Provided material:
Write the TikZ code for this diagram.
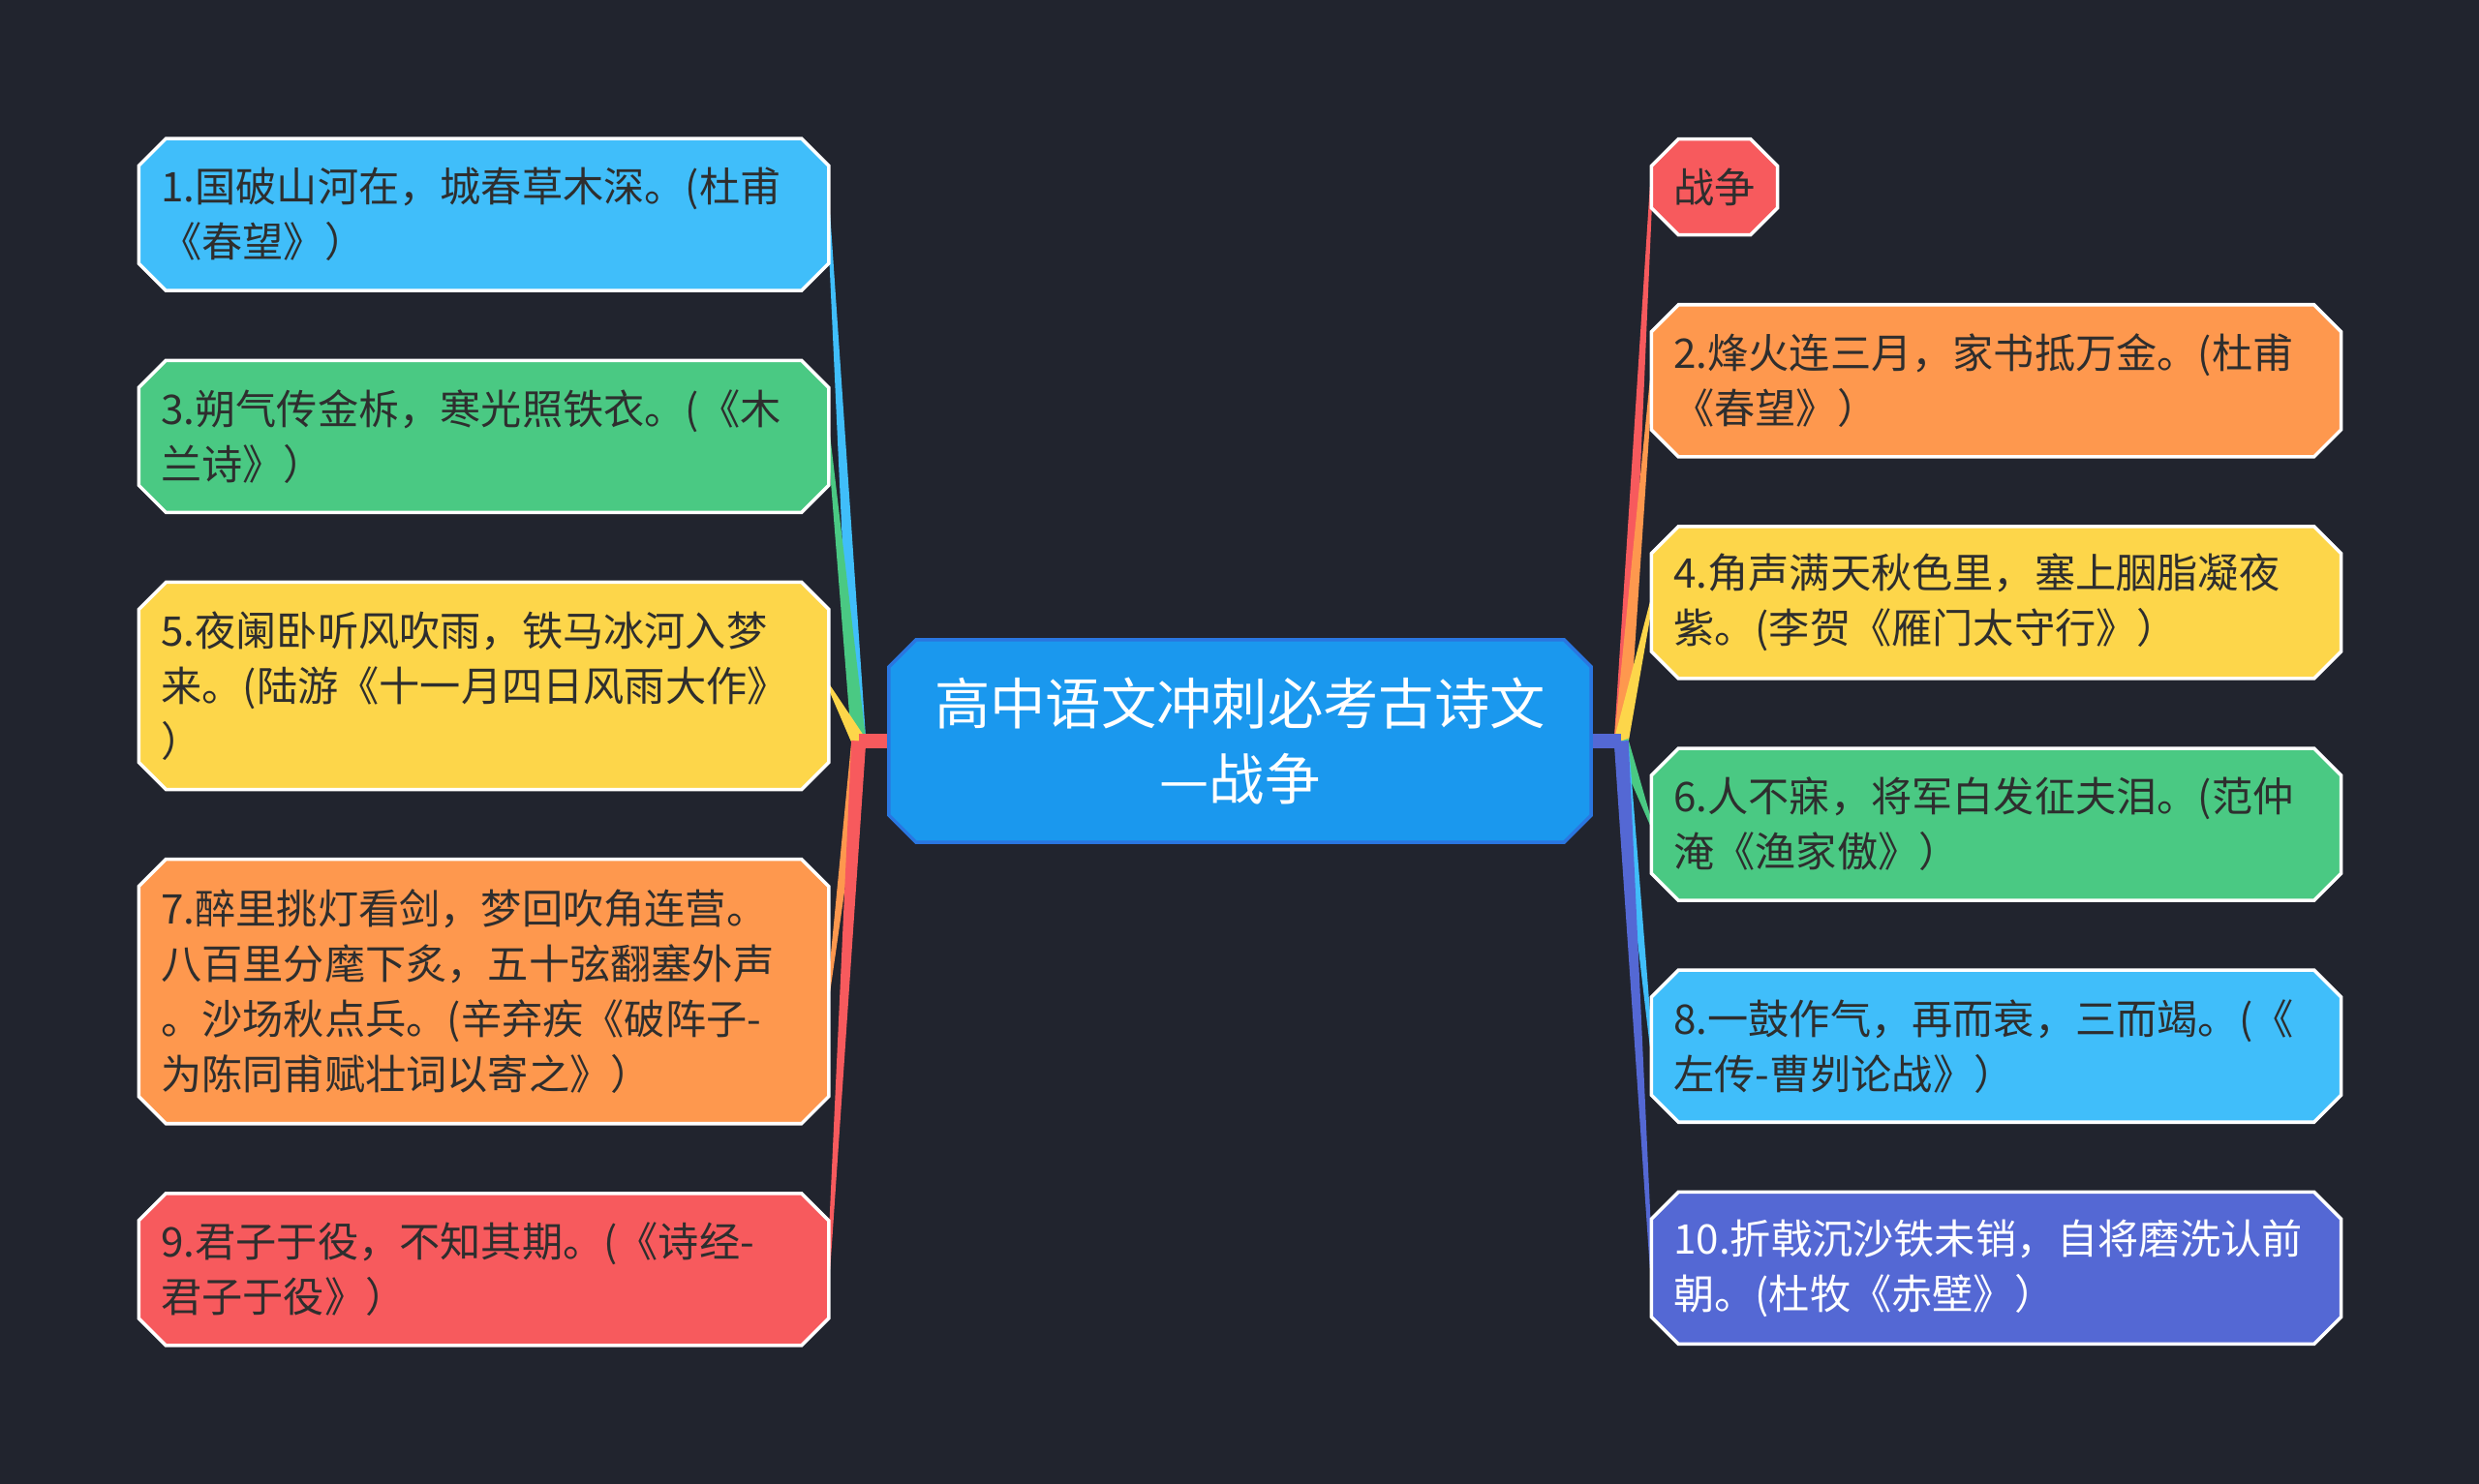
\documentclass[tikz,border=0pt]{standalone}
\usepackage{fontspec}
\setmainfont{Noto Sans CJK SC}
\usetikzlibrary{positioning,calc,shapes.misc}
\pgfdeclarelayer{bg}
\pgfsetlayers{bg,main}

\definecolor{bgnight}{RGB}{33,36,46}
\definecolor{c-sky}{RGB}{64,190,250}
\definecolor{c-mint}{RGB}{74,201,131}
\definecolor{c-sun}{RGB}{253,214,74}
\definecolor{c-peach}{RGB}{254,152,78}
\definecolor{c-rose}{RGB}{247,90,93}
\definecolor{c-indigo}{RGB}{84,104,212}
\definecolor{c-root}{RGB}{26,152,238}
\definecolor{c-rootedge}{RGB}{42,118,224}
\definecolor{c-ink}{RGB}{46,46,46}

\tikzstyle{mind map}=[
    x=0.01cm, y=-0.01cm, node distance=0.72cm and 0.62cm,
]
\tikzstyle{box}=[
    chamfered rectangle, chamfered rectangle xsep=0.14cm,
    chamfered rectangle ysep=0.14cm, inner xsep=0.09cm, inner ysep=0pt,
    outer sep=0pt,
]
\tikzstyle{poem}=[box, draw=white, line width=1pt, text=c-ink,
    text width=6.66cm, align=left, minimum width=7.12cm, minimum height=1.57cm,
    font=\fontsize{12}{16.2}\selectfont]
\tikzstyle{tag}=[box, draw=white, line width=1pt, text=c-ink,
    minimum width=1.3cm, minimum height=0.99cm, font=\fontsize{12}{16.2}\selectfont]
\tikzstyle{theme}=[box, fill=c-root, draw=c-rootedge, line width=1pt, text=white,
    align=center, minimum width=7.25cm, minimum height=2.09cm,
    font=\fontsize{16.3}{22}\selectfont]
\newcommand{\branch}[3]{%
    \fill[#3] ($(#1)!0.075cm!90:(#2)$) -- ($(#2)!0.015cm!-90:(#1)$)
        -- ($(#2)!0.015cm!90:(#1)$) -- ($(#1)!0.075cm!-90:(#2)$) -- cycle;}

\begin{document}
\begin{tikzpicture}[mind map]
    \useasboundingbox (0,0) rectangle (2560,1533);
    \node[theme] (root) at (1280.5,765.5) {高中语文冲刺必考古诗文\\—战争};

    % left column
    \node[poem, fill=c-sky, left=0.62cm of root.west, yshift=5.435cm] (p1)
        {1.国破山河在，城春草木深。(杜甫\\《春望》）};
    \node[poem, fill=c-mint, below=of p1] (p3)
        {3.朔气传金柝，寒光照铁衣。(《木\\兰诗》）};
    \node[poem, fill=c-sun, below=of p3, minimum height=2.14cm] (p5)
        {5.夜阑卧听风吹雨，铁马冰河入梦\\来。(陆游《十一月四日风雨大作》\\）};
    \node[poem, fill=c-peach, below=of p5, minimum height=2.73cm] (p7)
        {7.醉里挑灯看剑，梦回吹角连营。\\八百里分麾下炙，五十弦翻塞外声\\。沙场秋点兵。(辛弃疾《破阵子-\\为陈同甫赋壮词以寄之》）};
    \node[poem, fill=c-rose, below=of p7] (p9)
        {9.君子于役，不知其期。(《诗经-\\君子于役》）};

    % right column
    \node[tag, fill=c-rose, right=0.62cm of root.east, yshift=5.72cm] (war) {战争};
    \node[poem, fill=c-peach, right=0.62cm of root.east, yshift=3.72cm] (p2)
        {2.烽火连三月，家书抵万金。(杜甫\\《春望》）};
    \node[poem, fill=c-sun, below=of p2] (p4)
        {4.角声满天秋色里，塞上胭脂凝夜\\紫。(李贺《雁门太守行》）};
    \node[poem, fill=c-mint, below=of p4] (p6)
        {6.人不寐，将军白发征夫泪。(范仲\\淹《渔家傲》）};
    \node[poem, fill=c-sky, below=of p6] (p8)
        {8.一鼓作气，再而衰，三而竭。(《\\左传-曹刿论战》）};
    \node[poem, fill=c-indigo, text=white, below=of p8] (p10)
        {10.折戟沉沙铁未销，自将磨洗认前\\朝。(杜牧《赤壁》）};

    \coordinate (lj) at ($(root.west)+(-0.31cm,0)$);
    \coordinate (rj) at ($(root.east)+(0.31cm,0)$);

    \begin{pgfonlayer}{bg}
        \fill[bgnight] (0,0) rectangle (2560,1533);
        % branches
        \branch{lj}{p1.east}{c-sky}
        \branch{lj}{p3.east}{c-mint}
        \branch{lj}{p5.east}{c-sun}
        \branch{lj}{p7.east}{c-peach}
        \branch{lj}{p9.east}{c-rose}
        \draw[c-rose, line width=0.15cm] (lj) -- (root.west);
        \branch{rj}{war.west}{c-rose}
        \branch{rj}{p2.west}{c-peach}
        \branch{rj}{p4.west}{c-sun}
        \branch{rj}{p6.west}{c-mint}
        \branch{rj}{p8.west}{c-sky}
        \branch{rj}{p10.west}{c-indigo}
        \draw[c-indigo, line width=0.15cm] (rj) -- (root.east);
    \end{pgfonlayer}
\end{tikzpicture}
\end{document}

Task directions:
Could the lines from the top of the material through the line with "-- ($(#2)!0.015cm!90:(#1)$) -- ($(#1)!0.075cm!-90:(#2)$)" be repeated exactly, pictures left out?

Answer for the task:
Write the TikZ code for this diagram.
\documentclass[tikz,border=0pt]{standalone}
\usepackage{fontspec}
\setmainfont{Noto Sans CJK SC}
\usetikzlibrary{positioning,calc,shapes.misc}
\pgfdeclarelayer{bg}
\pgfsetlayers{bg,main}

\definecolor{bgnight}{RGB}{33,36,46}
\definecolor{c-sky}{RGB}{64,190,250}
\definecolor{c-mint}{RGB}{74,201,131}
\definecolor{c-sun}{RGB}{253,214,74}
\definecolor{c-peach}{RGB}{254,152,78}
\definecolor{c-rose}{RGB}{247,90,93}
\definecolor{c-indigo}{RGB}{84,104,212}
\definecolor{c-root}{RGB}{26,152,238}
\definecolor{c-rootedge}{RGB}{42,118,224}
\definecolor{c-ink}{RGB}{46,46,46}

\tikzstyle{mind map}=[
    x=0.01cm, y=-0.01cm, node distance=0.72cm and 0.62cm,
]
\tikzstyle{box}=[
    chamfered rectangle, chamfered rectangle xsep=0.14cm,
    chamfered rectangle ysep=0.14cm, inner xsep=0.09cm, inner ysep=0pt,
    outer sep=0pt,
]
\tikzstyle{poem}=[box, draw=white, line width=1pt, text=c-ink,
    text width=6.66cm, align=left, minimum width=7.12cm, minimum height=1.57cm,
    font=\fontsize{12}{16.2}\selectfont]
\tikzstyle{tag}=[box, draw=white, line width=1pt, text=c-ink,
    minimum width=1.3cm, minimum height=0.99cm, font=\fontsize{12}{16.2}\selectfont]
\tikzstyle{theme}=[box, fill=c-root, draw=c-rootedge, line width=1pt, text=white,
    align=center, minimum width=7.25cm, minimum height=2.09cm,
    font=\fontsize{16.3}{22}\selectfont]
\newcommand{\branch}[3]{%
    \fill[#3] ($(#1)!0.075cm!90:(#2)$) -- ($(#2)!0.015cm!-90:(#1)$)
        -- ($(#2)!0.015cm!90:(#1)$) -- ($(#1)!0.075cm!-90:(#2)$) -- cycle;}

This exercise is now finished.